*Exercise instructions*.
Lines that hold the word "chart" should be located and copied.

*Supplied data*.
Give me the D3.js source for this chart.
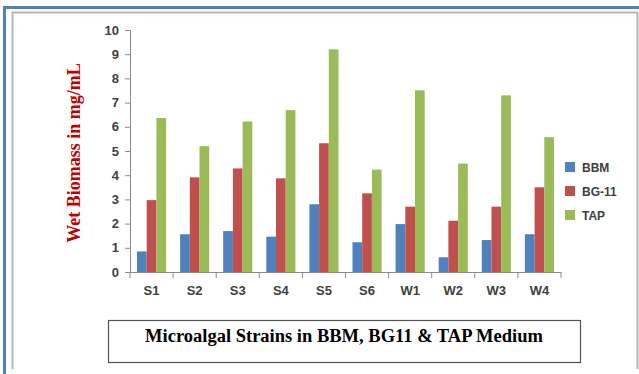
<!DOCTYPE html>
<html>
<head>
<meta charset="utf-8">
<style>
  body { margin: 0; background: #fff; }
  .tick text { font-family: "Liberation Sans", Arial, sans-serif; font-weight: bold; font-size: 13px; fill: #404040; }
</style>
<script src="https://cdn.jsdelivr.net/npm/d3@7"></script>
</head>
<body>
<div id="chart"></div>
<script>
// data
var strains = ["S1", "S2", "S3", "S4", "S5", "S6", "W1", "W2", "W3", "W4"];
var bbm  = [0.85, 1.56, 1.69, 1.46, 2.80, 1.23, 1.98, 0.61, 1.32, 1.56];
var bg11 = [2.97, 3.91, 4.28, 3.87, 5.32, 3.25, 2.70, 2.12, 2.70, 3.50];
var tap  = [6.36, 5.20, 6.22, 6.69, 9.20, 4.23, 7.51, 4.48, 7.30, 5.57];
var seriesNames = ["BBM", "BG-11", "TAP"];
var yTicks = [0, 1, 2, 3, 4, 5, 6, 7, 8, 9, 10];

var colors = ["#4f81bd", "#c0504d", "#9bbb59"];
var W = 639, H = 374;

var svg = d3.select("#chart").append("svg")
  .attr("width", W).attr("height", H);

// frames
svg.append("path").attr("d", "M4.5,374 V7.5 H639")
  .attr("fill", "none").attr("stroke", "#4f81bd").attr("stroke-width", 3);
svg.append("path").attr("d", "M12.5,369 V12.5 H637.5 V369")
  .attr("fill", "none").attr("stroke", "#b5b5b5").attr("stroke-width", 2);

var x = d3.scaleBand().domain(strains).range([130, 561]).paddingInner(0).paddingOuter(0);
var y = d3.scaleLinear().domain([0, 10]).range([272, 30]);
var x1 = d3.scaleBand().domain(seriesNames).range([0, x.bandwidth()]).paddingOuter(0.72).paddingInner(0);

var data = [bbm, bg11, tap];

var groups = svg.append("g").selectAll("g")
  .data(strains).join("g")
  .attr("transform", function(d) { return "translate(" + x(d) + ",0)"; });

groups.selectAll("rect")
  .data(function(d, i) { return seriesNames.map(function(s, k) { return {s: s, v: data[k][i], k: k}; }); })
  .join("rect")
  .attr("x", function(d) { return x1(d.s); })
  .attr("width", x1.bandwidth())
  .attr("y", function(d) { return y(d.v); })
  .attr("height", function(d) { return y(0) - y(d.v); })
  .attr("fill", function(d) { return colors[d.k]; });

// y axis
var yAxis = svg.append("g").attr("transform", "translate(130,0)")
  .call(d3.axisLeft(y).tickValues(yTicks).tickSize(5).tickPadding(6));
yAxis.select(".domain").attr("stroke", "#8c8c8c");
yAxis.selectAll(".tick line").attr("stroke", "#8c8c8c");

// x axis with ticks on category boundaries
var xAxis = svg.append("g").attr("transform", "translate(0,272)")
  .call(d3.axisBottom(x).tickSize(0).tickPadding(14).tickSizeOuter(0));
xAxis.select(".domain").attr("stroke", "#8c8c8c");
svg.append("g").selectAll("line")
  .data(strains.concat(["end"])).join("line")
  .attr("x1", function(d, i) { return 130 + i * x.bandwidth(); })
  .attr("x2", function(d, i) { return 130 + i * x.bandwidth(); })
  .attr("y1", 272).attr("y2", 278)
  .attr("stroke", "#8c8c8c");

// y title
svg.append("text")
  .attr("transform", "translate(80,153) rotate(-90)")
  .attr("text-anchor", "middle")
  .attr("font-family", "Liberation Serif, Times New Roman, serif")
  .attr("font-weight", "bold")
  .attr("font-size", "18px")
  .attr("fill", "#c00000")
  .text("Wet Biomass in mg/mL");

// legend
var legend = svg.append("g").selectAll("g")
  .data(seriesNames).join("g")
  .attr("transform", function(d, i) { return "translate(565," + (162 + i * 24) + ")"; });
legend.append("rect").attr("width", 10).attr("height", 10)
  .attr("fill", function(d, i) { return colors[i]; });
legend.append("text").attr("x", 17).attr("y", 10)
  .attr("font-family", "Liberation Sans, Arial, sans-serif")
  .attr("font-weight", "bold").attr("font-size", "12px").attr("fill", "#404040")
  .text(function(d) { return d; });

// title box
svg.append("rect").attr("x", 108.5).attr("y", 320.5).attr("width", 472).attr("height", 42)
  .attr("fill", "#fff").attr("stroke", "#555").attr("stroke-width", 1.2);
svg.append("text")
  .attr("x", 344).attr("y", 342)
  .attr("text-anchor", "middle")
  .attr("font-family", "Liberation Serif, Times New Roman, serif")
  .attr("font-weight", "bold")
  .attr("font-size", "18.5px")
  .attr("fill", "#000")
  .text("Microalgal Strains in BBM, BG11 & TAP Medium");
</script>
</body>
</html>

*Exercise solution*.
Give me the D3.js source for this chart.
<div id="chart"></div>
var svg = d3.select("#chart").append("svg")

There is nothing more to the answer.